▶ [TASK DETAILS]:
Omit the pictures and print exactly the lines of the listing below, starting at the first and ending at the line containing "plt.rcParams['mathtext.bf'] = 'Liberation".

▶ [STORED DATA]:
__________

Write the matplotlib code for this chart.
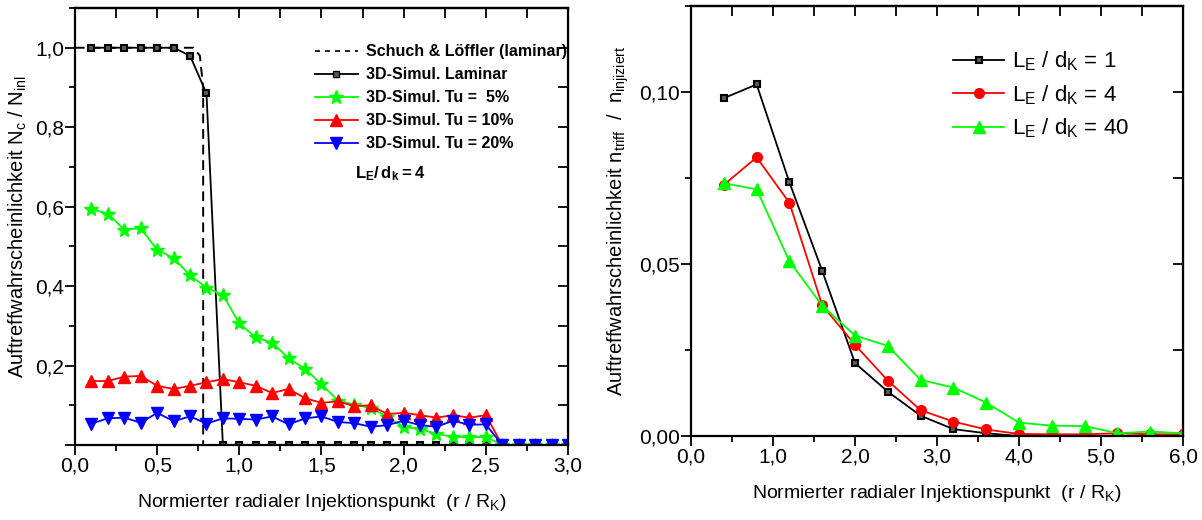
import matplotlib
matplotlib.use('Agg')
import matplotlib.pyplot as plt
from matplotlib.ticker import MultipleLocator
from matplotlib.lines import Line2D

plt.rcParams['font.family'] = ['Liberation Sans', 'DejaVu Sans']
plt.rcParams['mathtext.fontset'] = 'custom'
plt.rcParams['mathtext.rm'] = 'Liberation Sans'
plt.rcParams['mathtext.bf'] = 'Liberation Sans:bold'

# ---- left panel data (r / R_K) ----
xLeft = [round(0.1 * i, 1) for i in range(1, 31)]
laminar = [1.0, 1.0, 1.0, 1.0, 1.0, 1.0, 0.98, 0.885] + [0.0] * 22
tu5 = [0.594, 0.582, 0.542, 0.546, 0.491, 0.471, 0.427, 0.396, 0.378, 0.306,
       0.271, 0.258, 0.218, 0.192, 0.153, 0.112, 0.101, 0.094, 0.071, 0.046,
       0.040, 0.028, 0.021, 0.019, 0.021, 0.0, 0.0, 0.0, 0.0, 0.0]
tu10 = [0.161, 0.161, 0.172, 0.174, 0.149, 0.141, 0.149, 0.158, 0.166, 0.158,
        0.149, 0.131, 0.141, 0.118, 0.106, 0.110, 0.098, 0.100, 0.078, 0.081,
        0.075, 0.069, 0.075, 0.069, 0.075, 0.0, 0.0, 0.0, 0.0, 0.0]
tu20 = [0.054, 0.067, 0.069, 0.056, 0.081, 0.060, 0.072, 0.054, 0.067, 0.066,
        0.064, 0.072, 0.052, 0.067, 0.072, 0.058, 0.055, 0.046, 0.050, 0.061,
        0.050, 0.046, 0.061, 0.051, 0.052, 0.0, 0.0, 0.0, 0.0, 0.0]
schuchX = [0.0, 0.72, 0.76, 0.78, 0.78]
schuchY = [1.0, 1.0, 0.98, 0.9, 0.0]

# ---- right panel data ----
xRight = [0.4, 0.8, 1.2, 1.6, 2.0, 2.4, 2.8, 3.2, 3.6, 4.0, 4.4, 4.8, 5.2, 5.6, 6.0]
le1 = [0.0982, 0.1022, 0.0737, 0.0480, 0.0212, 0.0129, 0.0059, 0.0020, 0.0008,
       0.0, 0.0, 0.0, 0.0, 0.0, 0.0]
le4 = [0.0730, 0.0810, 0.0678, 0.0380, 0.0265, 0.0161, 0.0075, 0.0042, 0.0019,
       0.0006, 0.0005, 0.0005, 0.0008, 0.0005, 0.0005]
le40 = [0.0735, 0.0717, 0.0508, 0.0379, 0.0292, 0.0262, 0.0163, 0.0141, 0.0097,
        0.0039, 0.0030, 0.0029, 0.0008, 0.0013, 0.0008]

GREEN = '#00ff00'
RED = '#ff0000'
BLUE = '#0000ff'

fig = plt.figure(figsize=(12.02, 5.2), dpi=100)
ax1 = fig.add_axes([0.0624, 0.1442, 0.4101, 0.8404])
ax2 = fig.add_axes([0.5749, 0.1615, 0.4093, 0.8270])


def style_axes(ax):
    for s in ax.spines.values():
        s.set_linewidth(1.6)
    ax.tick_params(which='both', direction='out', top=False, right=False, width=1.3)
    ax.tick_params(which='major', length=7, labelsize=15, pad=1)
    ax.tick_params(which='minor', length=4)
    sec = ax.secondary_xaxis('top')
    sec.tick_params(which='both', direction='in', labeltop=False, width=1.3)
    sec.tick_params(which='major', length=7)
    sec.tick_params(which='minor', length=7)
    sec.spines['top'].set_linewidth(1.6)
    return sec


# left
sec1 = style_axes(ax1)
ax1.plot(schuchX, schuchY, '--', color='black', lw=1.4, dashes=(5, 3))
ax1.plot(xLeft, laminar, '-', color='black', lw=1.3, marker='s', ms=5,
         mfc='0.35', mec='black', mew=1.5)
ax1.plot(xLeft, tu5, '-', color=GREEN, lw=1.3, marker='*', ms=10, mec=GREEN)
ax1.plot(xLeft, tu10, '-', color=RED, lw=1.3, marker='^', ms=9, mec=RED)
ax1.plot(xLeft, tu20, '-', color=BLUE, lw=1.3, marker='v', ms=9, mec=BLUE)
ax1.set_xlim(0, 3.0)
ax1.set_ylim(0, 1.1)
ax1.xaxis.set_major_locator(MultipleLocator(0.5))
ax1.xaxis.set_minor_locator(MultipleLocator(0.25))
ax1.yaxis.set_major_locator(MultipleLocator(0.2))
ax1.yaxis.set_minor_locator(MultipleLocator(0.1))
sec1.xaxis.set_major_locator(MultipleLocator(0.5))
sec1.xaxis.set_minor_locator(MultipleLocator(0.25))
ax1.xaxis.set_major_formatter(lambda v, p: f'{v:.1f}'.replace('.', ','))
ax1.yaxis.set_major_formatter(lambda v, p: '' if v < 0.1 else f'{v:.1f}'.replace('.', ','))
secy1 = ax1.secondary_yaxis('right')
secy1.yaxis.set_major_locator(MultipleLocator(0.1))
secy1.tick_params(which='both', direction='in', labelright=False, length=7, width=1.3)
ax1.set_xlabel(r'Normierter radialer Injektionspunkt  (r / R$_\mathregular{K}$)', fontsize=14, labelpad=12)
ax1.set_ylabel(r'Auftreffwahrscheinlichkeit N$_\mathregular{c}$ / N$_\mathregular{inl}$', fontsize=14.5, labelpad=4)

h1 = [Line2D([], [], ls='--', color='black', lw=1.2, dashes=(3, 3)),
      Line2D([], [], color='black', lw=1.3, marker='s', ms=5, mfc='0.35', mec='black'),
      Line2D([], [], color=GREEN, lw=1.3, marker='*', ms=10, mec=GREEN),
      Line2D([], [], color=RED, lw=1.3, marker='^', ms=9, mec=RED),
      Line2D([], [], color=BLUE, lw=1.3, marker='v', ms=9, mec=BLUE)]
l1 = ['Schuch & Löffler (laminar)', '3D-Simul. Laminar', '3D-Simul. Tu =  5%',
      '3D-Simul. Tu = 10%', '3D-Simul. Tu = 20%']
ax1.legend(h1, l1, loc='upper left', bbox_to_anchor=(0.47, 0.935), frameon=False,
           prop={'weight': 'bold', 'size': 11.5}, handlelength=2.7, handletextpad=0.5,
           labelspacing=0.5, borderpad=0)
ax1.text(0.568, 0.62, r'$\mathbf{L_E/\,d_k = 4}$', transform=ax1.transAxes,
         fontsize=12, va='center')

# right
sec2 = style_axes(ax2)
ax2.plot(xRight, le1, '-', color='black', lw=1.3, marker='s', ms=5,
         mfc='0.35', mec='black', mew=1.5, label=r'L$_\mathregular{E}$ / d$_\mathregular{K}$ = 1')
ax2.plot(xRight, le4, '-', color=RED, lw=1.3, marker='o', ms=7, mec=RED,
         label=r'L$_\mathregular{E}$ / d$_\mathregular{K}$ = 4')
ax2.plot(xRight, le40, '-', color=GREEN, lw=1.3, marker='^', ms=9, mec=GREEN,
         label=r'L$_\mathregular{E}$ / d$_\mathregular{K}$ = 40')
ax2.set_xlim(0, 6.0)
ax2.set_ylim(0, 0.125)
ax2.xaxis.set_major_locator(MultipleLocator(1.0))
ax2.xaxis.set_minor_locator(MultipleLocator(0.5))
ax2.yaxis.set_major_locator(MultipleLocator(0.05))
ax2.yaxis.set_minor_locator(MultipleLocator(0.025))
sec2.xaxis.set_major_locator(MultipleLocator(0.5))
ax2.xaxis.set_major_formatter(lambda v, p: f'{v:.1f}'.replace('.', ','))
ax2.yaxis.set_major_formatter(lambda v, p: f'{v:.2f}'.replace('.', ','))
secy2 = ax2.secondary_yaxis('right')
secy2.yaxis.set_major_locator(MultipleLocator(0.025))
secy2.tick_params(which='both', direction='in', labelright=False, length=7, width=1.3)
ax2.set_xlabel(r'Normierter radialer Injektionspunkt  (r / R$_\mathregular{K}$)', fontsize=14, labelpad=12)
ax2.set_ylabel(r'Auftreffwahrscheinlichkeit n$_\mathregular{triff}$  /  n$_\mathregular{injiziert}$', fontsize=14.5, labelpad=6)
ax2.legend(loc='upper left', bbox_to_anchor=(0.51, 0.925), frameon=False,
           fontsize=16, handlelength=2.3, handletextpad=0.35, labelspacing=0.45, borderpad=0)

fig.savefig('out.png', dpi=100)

__________

▶ [TASK SOLUTION]:
Write the matplotlib code for this chart.
import matplotlib
matplotlib.use('Agg')
import matplotlib.pyplot as plt
from matplotlib.ticker import MultipleLocator
from matplotlib.lines import Line2D

plt.rcParams['font.family'] = ['Liberation Sans', 'DejaVu Sans']
plt.rcParams['mathtext.fontset'] = 'custom'
plt.rcParams['mathtext.rm'] = 'Liberation Sans'
plt.rcParams['mathtext.bf'] = 'Liberation Sans:bold'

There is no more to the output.